Isle of Wight Observer September 25, 1852
The Cab Nuisance
One of the greatest complaints we receive from visitors is, that exorbitant charges are demanded for cab hire, and in case the slightest demur is made, abuse is sure to follow the demand. we have numberless cases to prove that gross overcharges are made; we will name one or two; from the Strand to Beldornie Tower, one-horse chaise, 3s 6d; ditto to Monkton-street (about 300 yards), 2s 6d. It must be quite evident that such things as these must have a very injurious tendency, as nothing is so vexatious to visitors as to pay unreasonable demands, or submit to an altercation which generally produces the foulest language. Where, then, lies the blame? Upon the cabmen/ Certainly not, wholly; but from the want of regulations equitably arranged, and promptly enforced, for the management of the whole matter.

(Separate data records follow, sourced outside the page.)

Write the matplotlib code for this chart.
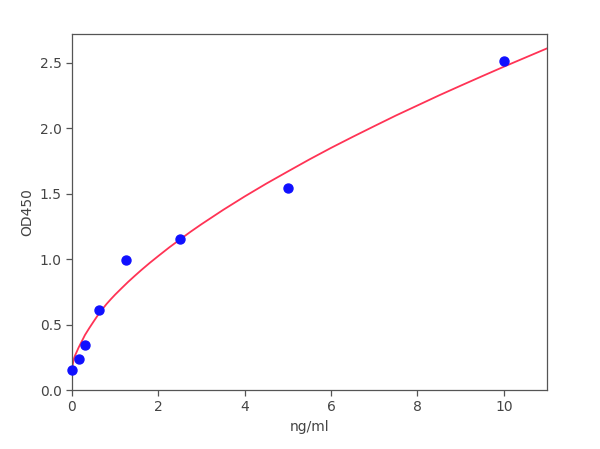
import matplotlib
matplotlib.use("Agg")
import matplotlib.pyplot as plt

# standard points
conc = [0, 0.156, 0.3125, 0.625, 1.25, 2.5, 5, 10]
od450 = [0.155, 0.24, 0.34, 0.61, 0.99, 1.15, 1.54, 2.51]

# fitted curve
curve_x = [0, 0.01, 0.02, 0.035, 0.05, 0.075, 0.1, 0.15, 0.2, 0.25, 0.3, 0.4,
           0.5, 0.6, 0.7, 0.8, 0.9, 1.0, 1.15, 1.3, 1.45, 1.6, 1.8, 2.0, 2.25,
           2.5, 2.75, 3, 3.5, 4, 4.5, 5, 5.5, 6, 6.5, 7, 7.5, 8, 8.5, 9, 9.5,
           10, 10.5, 11]
curve_y = [0.13, 0.175, 0.2, 0.225, 0.245, 0.267, 0.285, 0.322, 0.355, 0.387,
           0.42, 0.473, 0.523, 0.572, 0.616, 0.657, 0.694, 0.729, 0.778, 0.826,
           0.871, 0.915, 0.971, 1.024, 1.089, 1.15, 1.21, 1.267, 1.376, 1.479,
           1.577, 1.67, 1.762, 1.85, 1.934, 2.016, 2.097, 2.174, 2.251, 2.325,
           2.398, 2.47, 2.54, 2.61]

grey = "#555555"
fig = plt.figure(figsize=(6, 4.49), dpi=100)
ax = fig.add_axes([0.12, 0.1314, 0.7917, 0.7929])

ax.plot(curve_x, curve_y, color="#ff3355", lw=1.3, zorder=2)
ax.scatter(conc, od450, s=42, color="#1010ff", zorder=3, clip_on=False)

ax.set_xlim(0, 11)
ax.set_ylim(0, 2.72)
ax.set_xticks([0, 2, 4, 6, 8, 10])
ax.set_yticks([0, 0.5, 1.0, 1.5, 2.0, 2.5])
ax.set_xlabel("ng/ml", color="#444444", fontsize=10)
ax.set_ylabel("OD450", color="#444444", fontsize=10)

for s in ax.spines.values():
    s.set_color(grey)
    s.set_linewidth(0.9)
ax.tick_params(colors=grey, labelcolor="#444444", labelsize=10, direction="out",
               length=4, width=0.9)

fig.savefig("out.png", dpi=100)
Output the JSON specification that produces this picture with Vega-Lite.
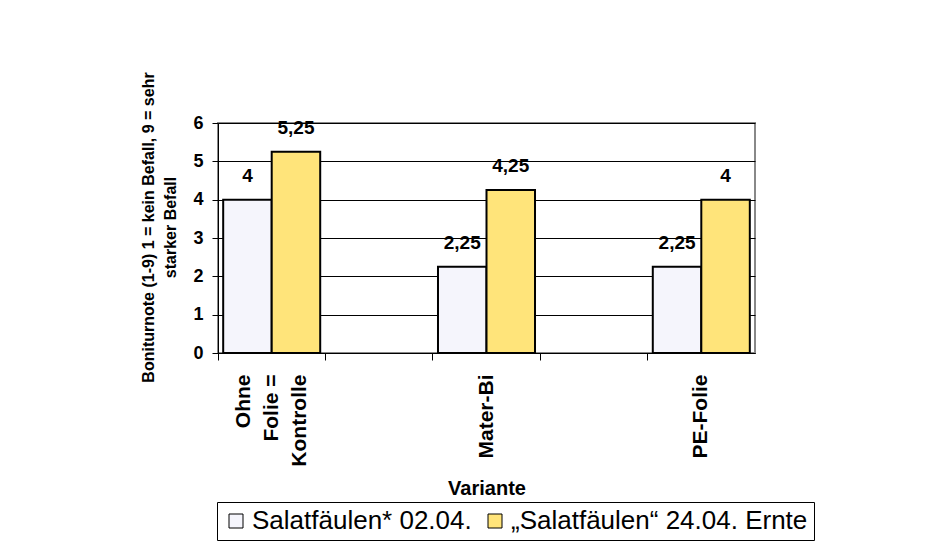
{
  "$schema": "https://vega.github.io/schema/vega-lite/v6.json",
  "width": 537,
  "height": 230,
  "autosize": {"type": "none"},
  "padding": {"left": 218, "top": 123, "right": 195, "bottom": 203},
  "background": "white",
  "config": {
    "font": "Liberation Sans",
    "view": {"stroke": "#888888", "strokeWidth": 2},
    "axis": {"domainColor": "black", "tickColor": "black", "labelColor": "black", "titleColor": "black", "labelFont": "Liberation Sans", "titleFont": "Liberation Sans"}
  },
  "data": {
    "values": [
      {"Variante": "Ohne Folie = Kontrolle", "Serie": "Salatfäulen* 02.04.", "Note": 4},
      {"Variante": "Ohne Folie = Kontrolle", "Serie": "„Salatfäulen“ 24.04. Ernte", "Note": 5.25},
      {"Variante": "Mater-Bi", "Serie": "Salatfäulen* 02.04.", "Note": 2.25},
      {"Variante": "Mater-Bi", "Serie": "„Salatfäulen“ 24.04. Ernte", "Note": 4.25},
      {"Variante": "PE-Folie", "Serie": "Salatfäulen* 02.04.", "Note": 2.25},
      {"Variante": "PE-Folie", "Serie": "„Salatfäulen“ 24.04. Ernte", "Note": 4}
    ]
  },
  "transform": [
    {"calculate": "replace(format(datum.Note, '.3~g'), '.', ',')", "as": "Beschriftung"}
  ],
  "encoding": {
    "x": {
      "field": "Variante",
      "type": "nominal",
      "scale": {"domain": ["Ohne Folie = Kontrolle", "leer1", "Mater-Bi", "leer2", "PE-Folie"], "paddingInner": 0, "paddingOuter": 0},
      "axis": {
        "title": "Variante",
        "titleFontSize": 20,
        "titleFontWeight": "bold",
        "titlePadding": 12,
        "labelAngle": -90,
        "labelFontSize": 21,
        "labelFontWeight": "bold",
        "labelLineHeight": 28,
        "labelPadding": 14,
        "labelOffset": {"condition": {"test": "datum.value == 'Ohne Folie = Kontrolle'", "value": -28}, "value": 0},
        "labelExpr": "datum.value == 'Ohne Folie = Kontrolle' ? ['Ohne', 'Folie =', 'Kontrolle'] : (indexof(datum.value, 'leer') == 0 ? '' : datum.value)",
        "tickSize": 7,
        "bandPosition": 0,
        "grid": false
      }
    },
    "xOffset": {"field": "Serie", "type": "nominal", "scale": {"domain": ["Salatfäulen* 02.04.", "„Salatfäulen“ 24.04. Ernte"], "paddingInner": 0, "paddingOuter": 0.107}},
    "y": {
      "field": "Note",
      "type": "quantitative",
      "scale": {"domain": [0, 6], "nice": false},
      "axis": {
        "title": ["Boniturnote (1-9) 1 = kein Befall, 9 = sehr", "starker Befall"],
        "titleFontSize": 16,
        "titleFontWeight": "bold",
        "titleLineHeight": 22,
        "titlePadding": 14,
        "titleY": 104,
        "values": [0, 1, 2, 3, 4, 5, 6],
        "labelFontSize": 18,
        "labelFontWeight": "bold",
        "labelPadding": 9,
        "tickSize": 6,
        "grid": true,
        "gridColor": "black"
      }
    }
  },
  "layer": [
    {
      "mark": {"type": "bar", "stroke": "black", "strokeWidth": 2},
      "encoding": {
        "color": {
          "field": "Serie",
          "type": "nominal",
          "scale": {"domain": ["Salatfäulen* 02.04.", "„Salatfäulen“ 24.04. Ernte"], "range": ["#F5F5FC", "#FFE47A"]},
          "legend": {
            "orient": "none",
            "legendX": -1,
            "legendY": 379,
            "direction": "horizontal",
            "title": null,
            "strokeColor": "black",
            "padding": 6,
            "symbolType": "square",
            "symbolSize": 196,
            "symbolStrokeColor": "black",
            "symbolStrokeWidth": 1,
            "labelFontSize": 26,
            "labelColor": "black",
            "labelOffset": 3,
            "columnPadding": 10,
            "labelLimit": 500
          }
        }
      }
    },
    {
      "mark": {"type": "text", "baseline": "alphabetic", "dy": -18, "fontSize": 19, "fontWeight": "bold", "color": "black"},
      "encoding": {
        "text": {"field": "Beschriftung", "type": "nominal"}
      }
    }
  ]
}
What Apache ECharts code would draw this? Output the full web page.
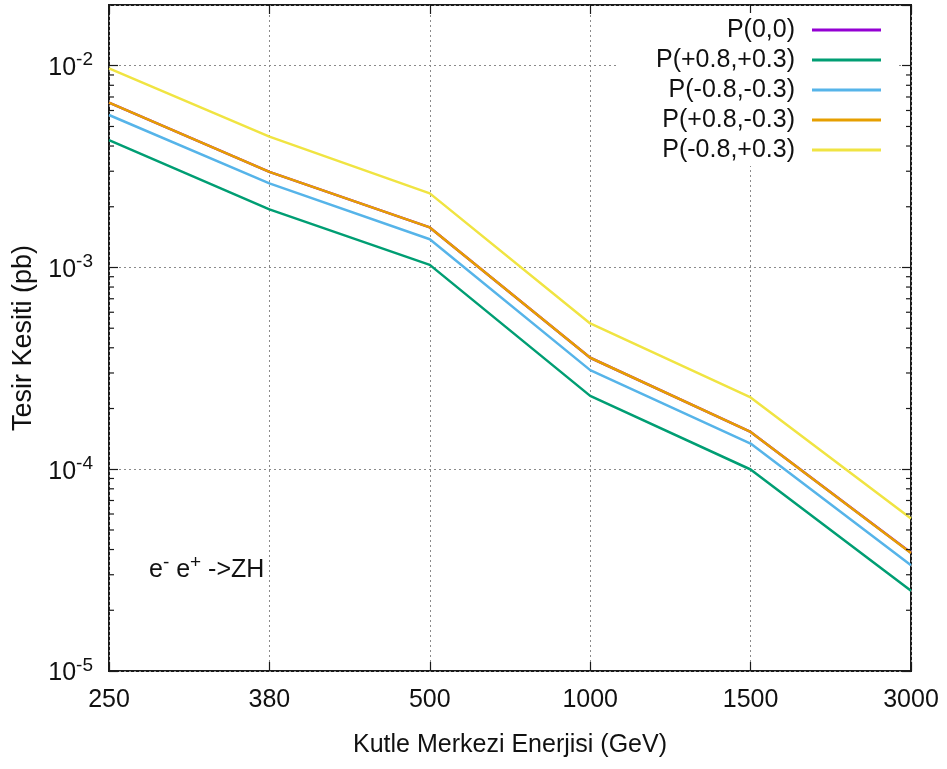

A reasonable list of fares to the different parts of Ryde and its environs would benefit the cabman, and save him the higgling which he experiences from meanness, and from the imputation of overcharge he receives from the choleric. Besides, under a system of knowing that the charge to any given point is regulated by authority, suspicion is avoided, and scores would ride (especially in showery or hot weather) who never think of such a thing now. We trust this matter will engage the attention of the new Board, as soon as the Public Health Act comes into operation.